Эти книги сформировали будущие взгляды и представления Гитлера. Но, кажется, более интересна была нижняя полка, где резким переходом от Марса к Венере стояли издания полупорнографического содержания, предусмотрительно завернутые в обложки триллеров Эдгара Уоллеса. Три из этих замусоленных томов содержали любопытные исследования Эдуарда Фухса: «История эротического искусства» и «Иллюстрированная история нравов».
Фрау Райхерт считала его идеальным съемщиком. «Он такой милый мужчина, – говорила она, – но у него бывает очень странное настроение. Бывает, неделями ходит в дурном настроении и ни словом с нами не перемолвится. Смотрит сквозь тебя, как будто тебя тут и нет. За аренду всегда платит заранее, но привычки у него точно богемские». Она говорила об этом и другим людям, и злопыхатели позже предположили, что Гитлер родом происходит из Богемии и что Браунау, где он родился, на самом деле находится рядом с Садовой. Позже, когда об этом узнал Гинденбург, результатом стало появление знаменитой презрительной фразы фельдмаршала об «этом богемском капрале». Он даже сказал об этом Гитлеру, который заявил «нет, я родился в Браунау», после чего старик решил, что был одурачен недоброжелателями Гитлера, и стал относиться к нему более дружелюбно.
Никто не мог заставить Гитлера рассказывать о его молодости. Я иногда пытался подвести его к этому, рассказывая о том, как наслаждался Веной и вином на гринцингских холмах и т. д., но он закрывался, как устрица. Одним утром, когда я довольно неожиданно зашел к нему, в открытой двери на кухню стоял крупный мальчик. Он оказался племянником Гитлера, сыном его сводной сестры, которая вышла замуж за мужчину по имени Раубаль и продолжала жить в Вене. Мальчишка оказался довольно неприятным, и Гитлер был расстроен, что я увидел его.
Квартира на Тирштрассе стала еще и первым местом, где я играл для Гитлера на рояле. В моей квартире на Генцштрассе не было места для рояля, а в его холле рядом со стеной стояло хлипкое пианино. Это случилось в тот период, когда у Гитлера были некоторые проблемы с полицией, хотя, по правде говоря, не имел проблем с полицией он очень редко. В полиции в особом отделе служил человек, который тайно состоял в нацистской партии, он приходил к Гитлеру и сообщал ему о приказах на арест или обыск у Гитлера в связи с его политической активностью или о том, что могли произойти события, касавшиеся лично его. В то время бытовало мнение, что партия получает деньги от французских оккупационных властей, хотя поверить в это было решительно невозможно, вспомнив яростную кампанию, которую вели нацисты против французов после оккупации Рура в начале 1923 года.
Как бы то ни было, Гитлеру приходилось время от времени появляться в качестве свидетеля на частых политических процессах, и он всегда находился во взвинченном состоянии перед такими заседаниями.
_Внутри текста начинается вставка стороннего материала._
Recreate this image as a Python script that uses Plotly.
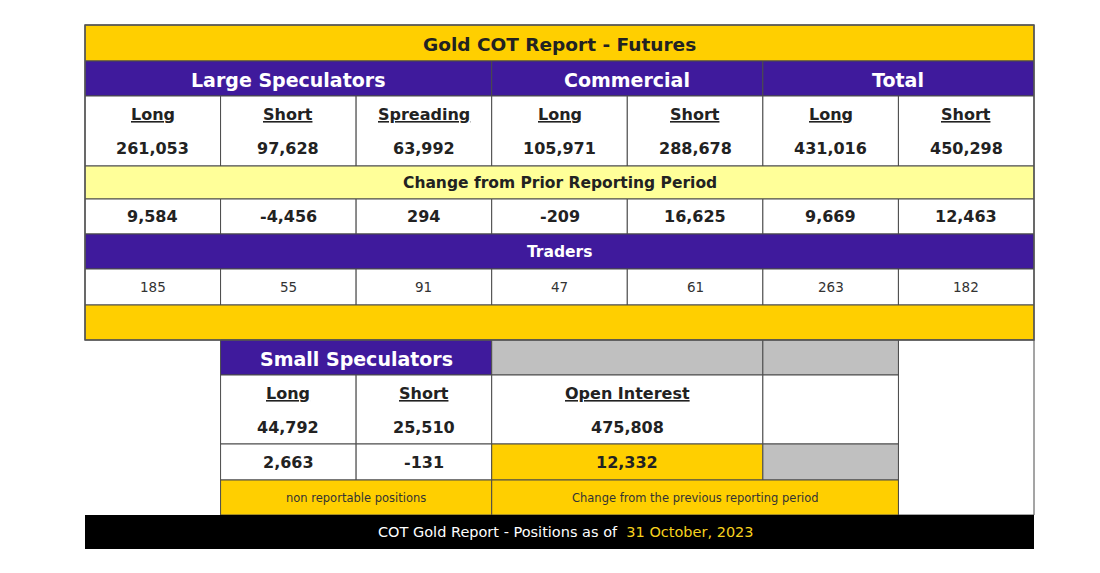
import plotly.graph_objects as go

# ---------------- data ----------------
title = "Gold COT Report - Futures"
groups = ["Large Speculators", "Commercial", "Total"]
group_spans = [3, 2, 2]
col_labels = ["Long", "Short", "Spreading", "Long", "Short", "Long", "Short"]
positions = [261053, 97628, 63992, 105971, 288678, 431016, 450298]
change_title = "Change from Prior Reporting Period"
changes = [9584, -4456, 294, -209, 16625, 9669, 12463]
traders_title = "Traders"
traders = [185, 55, 91, 47, 61, 263, 182]
small_title = "Small Speculators"
small_labels = ["Long", "Short"]
small_positions = [44792, 25510]
small_changes = [2663, -131]
oi_label = "Open Interest"
open_interest = 475808
oi_change = 12332
small_note = "non reportable positions"
oi_note = "Change from the previous reporting period"
footer_text = "COT Gold Report - Positions as of"
report_date = "31 October, 2023"

# ---------------- style / geometry ----------------
W, H = 1100, 573
PAD = 8  # page body margin
X0, X1 = 85, 1034
NCOL = 7
CW = (X1 - X0) / NCOL
cx = [X0 + i * CW for i in range(NCOL + 1)]
# row boundaries (top to bottom)
R = [25, 61, 96, 131, 166, 199, 234, 269, 305, 340, 375, 410, 444, 480, 515, 549]

YELLOW = "#FFCF00"
LIGHTY = "#FFFF99"
PURPLE = "#3F1A9C"
GRAY = "#C0C0C0"
LINE = "#4a4a4a"
TXT = "#222222"
FONT = "DejaVu Sans"

fig = go.Figure()
shapes = []
ann = []


def cell(xa, xb, ya, yb, fill, line=True):
    shapes.append(dict(type="rect", xref="x", yref="y", x0=xa, x1=xb, y0=ya, y1=yb,
                       fillcolor=fill,
                       line=dict(color=LINE, width=1) if line else dict(width=0),
                       layer="below"))


def text(x, y, s, size, color=TXT, bold=True):
    ann.append(dict(x=x, y=y, xref="x", yref="y", text=(f"<b>{s}</b>" if bold else s),
                    showarrow=False, xanchor="center", yanchor="middle",
                    font=dict(family=FONT, size=size, color=color)))


fmt = lambda v: f"{v:,}"

# title row
cell(X0, X1, R[0], R[1], YELLOW)
text((X0 + X1) / 2, (R[0] + R[1]) / 2 + 1, title, 18.5)

# group header row
c = 0
for g, span in zip(groups, group_spans):
    cell(cx[c], cx[c + span], R[1], R[2], PURPLE)
    text((cx[c] + cx[c + span]) / 2, (R[1] + R[2]) / 2 + 1, g, 19, "white")
    c += span

# labels + positions
for i in range(NCOL):
    cell(cx[i], cx[i + 1], R[2], R[4], "white")
    text((cx[i] + cx[i + 1]) / 2, (R[2] + R[3]) / 2 + 1, f"<u>{col_labels[i]}</u>", 16)
    text((cx[i] + cx[i + 1]) / 2, (R[3] + R[4]) / 2, fmt(positions[i]), 16)

# change title
cell(X0, X1, R[4], R[5], LIGHTY)
text((X0 + X1) / 2, (R[4] + R[5]) / 2, change_title, 15.5)

# change values
for i in range(NCOL):
    cell(cx[i], cx[i + 1], R[5], R[6], "white")
    text((cx[i] + cx[i + 1]) / 2, (R[5] + R[6]) / 2, fmt(changes[i]), 16)

# traders title
cell(X0, X1, R[6], R[7], PURPLE)
text((X0 + X1) / 2, (R[6] + R[7]) / 2, traders_title, 15.5, "white")

# traders values
for i in range(NCOL):
    cell(cx[i], cx[i + 1], R[7], R[8], "white")
    text((cx[i] + cx[i + 1]) / 2, (R[7] + R[8]) / 2, fmt(traders[i]), 13.5, "#333333", bold=False)

# blank yellow row
cell(X0, X1, R[8], R[9], YELLOW)

# right blank column in lower block
cell(cx[6], cx[7], R[9], R[14], "white")

# small speculators header
cell(cx[1], cx[3], R[9], R[10], PURPLE)
text((cx[1] + cx[3]) / 2, (R[9] + R[10]) / 2 + 1, small_title, 19, "white")
cell(cx[3], cx[5], R[9], R[10], GRAY)
cell(cx[5], cx[6], R[9], R[10], GRAY)

# small labels + positions
for k in range(2):
    a, b = cx[1 + k], cx[2 + k]
    cell(a, b, R[10], R[12], "white")
    text((a + b) / 2, (R[10] + R[11]) / 2 + 1, f"<u>{small_labels[k]}</u>", 16)
    text((a + b) / 2, (R[11] + R[12]) / 2, fmt(small_positions[k]), 16)
    cell(a, b, R[12], R[13], "white")
    text((a + b) / 2, (R[12] + R[13]) / 2, fmt(small_changes[k]), 16)

# open interest
cell(cx[3], cx[5], R[10], R[12], "white")
text((cx[3] + cx[5]) / 2, (R[10] + R[11]) / 2 + 1, f"<u>{oi_label}</u>", 16)
text((cx[3] + cx[5]) / 2, (R[11] + R[12]) / 2, fmt(open_interest), 16)
cell(cx[5], cx[6], R[10], R[12], "white")
cell(cx[3], cx[5], R[12], R[13], YELLOW)
text((cx[3] + cx[5]) / 2, (R[12] + R[13]) / 2, fmt(oi_change), 16)
cell(cx[5], cx[6], R[12], R[13], GRAY)

# notes row
cell(cx[1], cx[3], R[13], R[14], YELLOW)
text((cx[1] + cx[3]) / 2, (R[13] + R[14]) / 2, small_note, 11.5, "#333333", bold=False)
cell(cx[3], cx[6], R[13], R[14], YELLOW)
text((cx[3] + cx[6]) / 2, (R[13] + R[14]) / 2, oi_note, 11.5, "#333333", bold=False)

# footer
cell(X0, X1, R[14], R[15], "black", line=False)
ann.append(dict(x=(X0 + X1) / 2 + 6, y=(R[14] + R[15]) / 2, xref="x", yref="y",
                text=f"{footer_text}  <span style='color:#F7D21E'>{report_date}</span>",
                showarrow=False, xanchor="center", yanchor="middle",
                font=dict(family=FONT, size=14.5, color="white")))

# outer border of upper block
shapes.append(dict(type="rect", xref="x", yref="y", x0=X0, x1=X1, y0=R[0], y1=R[9],
                   line=dict(color="#555555", width=1.5), fillcolor="rgba(0,0,0,0)", layer="above"))

fig.update_layout(
    width=W - PAD, height=H - PAD,
    margin=dict(l=0, r=0, t=0, b=0),
    paper_bgcolor="white", plot_bgcolor="white",
    xaxis=dict(range=[PAD, W], visible=False, fixedrange=True),
    yaxis=dict(range=[H, PAD], visible=False, fixedrange=True),
    shapes=shapes, annotations=ann, showlegend=False,
)
fig.write_html("out.html")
Он знал, что я пианист, и просил меня сыграть что-нибудь для него, чтобы успокоиться. Я давно не практиковался, а его пианино было ужасно расстроено, но я сыграл ему фугу Баха, а он сидел в кресле и слушал, рассеянно качая головой без видимого интереса. Затем я начал играть прелюдию к «Мейстерзингерам». Это было в самую точку. Это была кровь и плоть Гитлера. Он знал эту вещь до последней ноты и мог насвистеть любое место своим необычным пронзительным вибрато, не сфальшивив ни разу. Он начал маршировать по холлу, размахивая руками, как будто дирижировал оркестром. Он действительно прекрасно чувствовал душу музыки, так же точно, как многие дирижеры. Эта музыка действовала на него физически, и ко времени, когда я отыграл финальную часть, он был в отличном настроении, его волнение ушло, а сам он горел желанием встретиться с прокурором.
Я очень неплохой пианист, и у меня были хорошие учителя, но для моего стиля характерна определенная неистовость, многие люди сказали бы, что я играю с чрезмерной выразительностью, с листовскими фиоритурами и в изысканном романтическом стиле. Это было как раз то, что нравилось Гитлеру. Возможно, одной из главных причин, по которой он держал меня рядом столько лет, даже когда мы стали радикально расходиться в вопросах политики, был именно этот мой талант играть музыку, которую он любит, именно в той оркестровой манере, которую он предпочитал. А звучание маленького пианино на линолеумном полу давало звенящие тона, похожие на звучание «стейнвеевских» роялей в Карнеги-холле.